Evaluating the impact of GLOSA (NordicWay research)


C-ITS services can deliver significant societal benefits. However, quantifying the effects remains a challenge due to the lack of large-scale implementations under real traffic conditions. This makes it difficult to make a statement about the societal gains. In collaboration with the Research Institutes of Sweden (RISE) and the municipalities of Gothenburg, Stockholm, and Uppsala in Sweden, Goudappel conducted research on the impact of C-ITS applications on traffic flow and livability at intersections. Specifically: Green Light Optimized Speed Advisory (GLOSA), Time to Red, Time to Green, and prioritization of different target groups.

Simulation as a research method

Evidence of (positive) effects can be found in the results of pilots and demonstrations, but the effects need to be demonstrable on a larger scale before deciding to implement C-ITS services. Simulation is an effective tool to help decision-makers understand the potential of technology under different implementation scenarios. The drawback of simulations is that they are not always representative of reality. In this research, we used microsimulations, allowing for a wide variation in the deployment of different behavioral parameters, the percentage of GLOSA in cars, and its (correct or incorrect) usage. This way, we can isolate the effects of a C-ITS application. By deploying different scenarios at different times during the day, we create situations that closely resemble street conditions.

Our approach

We focused on investigating different C-ITS applications at intersections.

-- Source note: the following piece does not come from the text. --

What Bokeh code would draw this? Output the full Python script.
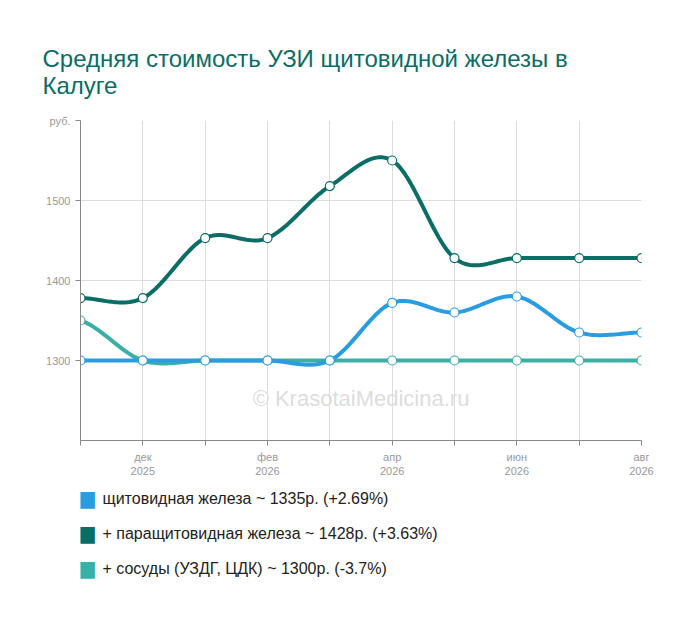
import numpy as np
from bokeh.plotting import figure
from bokeh.layouts import column
from bokeh.models import Label, FixedTicker, Range1d
from bokeh.embed import file_html
from bokeh.resources import INLINE

months = ["ноя", "дек", "янв", "фев", "мар", "апр", "май", "июн", "июл", "авг"]
tick_labels = {1: "дек\n2025", 3: "фев\n2026", 5: "апр\n2026", 7: "июн\n2026", 9: "авг\n2026"}
thyroid = [1300, 1300, 1300, 1300, 1300, 1372, 1360, 1380, 1335, 1335]
para = [1378, 1378, 1453, 1453, 1518, 1550, 1428, 1428, 1428, 1428]
vessels = [1350, 1300, 1300, 1300, 1300, 1300, 1300, 1300, 1300, 1300]
names = ["щитовидная железа ~ 1335р. (+2.69%)",
         "+ паращитовидная железа ~ 1428р. (+3.63%)",
         "+ сосуды (УЗДГ, ЦДК) ~ 1300р. (-3.7%)"]
colors = ["#2a9de0", "#0a6e66", "#3aafa6"]
FONT = "Liberation Sans"

def spline(y, n=24):
    y = np.asarray(y, float)
    xs, ys = [], []
    N = len(y)
    for i in range(N - 1):
        p0 = y[max(i - 1, 0)]; p1 = y[i]; p2 = y[i + 1]; p3 = y[min(i + 2, N - 1)]
        t = np.linspace(0, 1, n, endpoint=(i == N - 2))
        v = 0.5 * ((2 * p1) + (-p0 + p2) * t + (2 * p0 - 5 * p1 + 4 * p2 - p3) * t ** 2
                   + (-p0 + 3 * p1 - 3 * p2 + p3) * t ** 3)
        xs.extend(i + t); ys.extend(v)
    return xs, ys

p = figure(width=684, height=483, output_backend="svg", toolbar_location=None,
           x_range=Range1d(0, 9), y_range=Range1d(1200, 1600),
           min_border_left=80, min_border_right=43, min_border_top=120, min_border_bottom=43)
p.outline_line_color = None
p.title.text = "Средняя стоимость УЗИ щитовидной железы в\nКалуге"
p.title.text_font = FONT
p.title.text_font_size = "24px"
p.title.text_font_style = "normal"
p.title.text_color = "#0a6e66"
p.title.offset = -38
p.title.standoff = 44
p.xaxis.ticker = FixedTicker(ticks=list(range(10)))
p.xaxis.major_label_overrides = {i: tick_labels.get(i, "") for i in range(10)}
p.yaxis.ticker = FixedTicker(ticks=[1300, 1400, 1500, 1600])
p.yaxis.major_label_overrides = {1600: "руб."}
for ax in (p.xaxis, p.yaxis):
    ax.axis_line_color = "#888888"
    ax.major_tick_line_color = "#888888"
    ax.minor_tick_line_color = None
    ax.major_label_text_color = "#999999"
    ax.major_label_text_font = FONT
    ax.major_label_text_font_size = "11px"
p.xaxis.major_tick_in = 0
p.xaxis.major_tick_out = 5
p.yaxis.major_tick_in = 0
p.yaxis.major_tick_out = 5
p.grid.grid_line_color = "#dddddd"

p.add_layout(Label(x=4.5, y=1237, text="© KrasotaiMedicina.ru", text_align="center",
                   text_font=FONT, text_font_size="22px", text_color="#dddddd"))

xi = list(range(10))
for ser, c in [(vessels, colors[2]), (thyroid, colors[0]), (para, colors[1])]:
    sx, sy = spline(ser)
    p.line(sx, sy, line_color=c, line_width=4)
for ser, c in [(vessels, colors[2]), (thyroid, colors[0]), (para, colors[1])]:
    p.scatter(xi, ser, size=9, fill_color="white", line_color=c, line_width=1.2)

lg = figure(width=684, height=117, output_backend="svg", toolbar_location=None,
            x_range=Range1d(80, 641), y_range=Range1d(0, 117),
            min_border_left=80, min_border_right=43, min_border_top=0, min_border_bottom=0,
            x_axis_type=None, y_axis_type=None)
lg.outline_line_color = None
lg.grid.visible = False
ys = [102, 67, 32]
for y, t, c in zip(ys, names, colors):
    lg.add_layout(Label(x=86, y=y, text="■", text_baseline="middle", text_align="center",
                        text_font="DejaVu Sans", text_font_size="22px", text_color=c))
    lg.add_layout(Label(x=102, y=y, text=t, text_baseline="middle", text_font=FONT,
                        text_font_size="16px", text_color="#222222"))

layout = column(p, lg, spacing=0)
open("out.html", "w").write(file_html(layout, INLINE))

First, we explored realistic behavioral options and critical (technical) conditions for the success of GLOSA through literature research and causal diagrams. Then, we illustrated how these could be implemented in simulation to investigate the effects of the application. We used statistical analyses to explore dependencies between variables, resulting in societal effects.  


The findings revealed that there is a limited degree of improvement achievable through the deployment of GLOSA. This is dependent on various factors such as location, traffic situation, and current traffic control. Significant impact can be achieved on the number of stops, which may be desirable, for instance, to limit noise in a residential area. Interestingly, the reduction in the number of stops barely affects emissions. This can be explained by vehicles not coming to a complete stop but slowing down on average, potentially emitting more per driven kilometer. We observe a limited decrease in (CO2) emissions in some traffic situations when GLOSA is deployed on intersection corridors.

The societal effects, combined with the costs of the application, are applied in cost-benefit analyses to support decision-making. This enables road authorities to decide where GLOSA makes sense and what conditions a successful application must meet.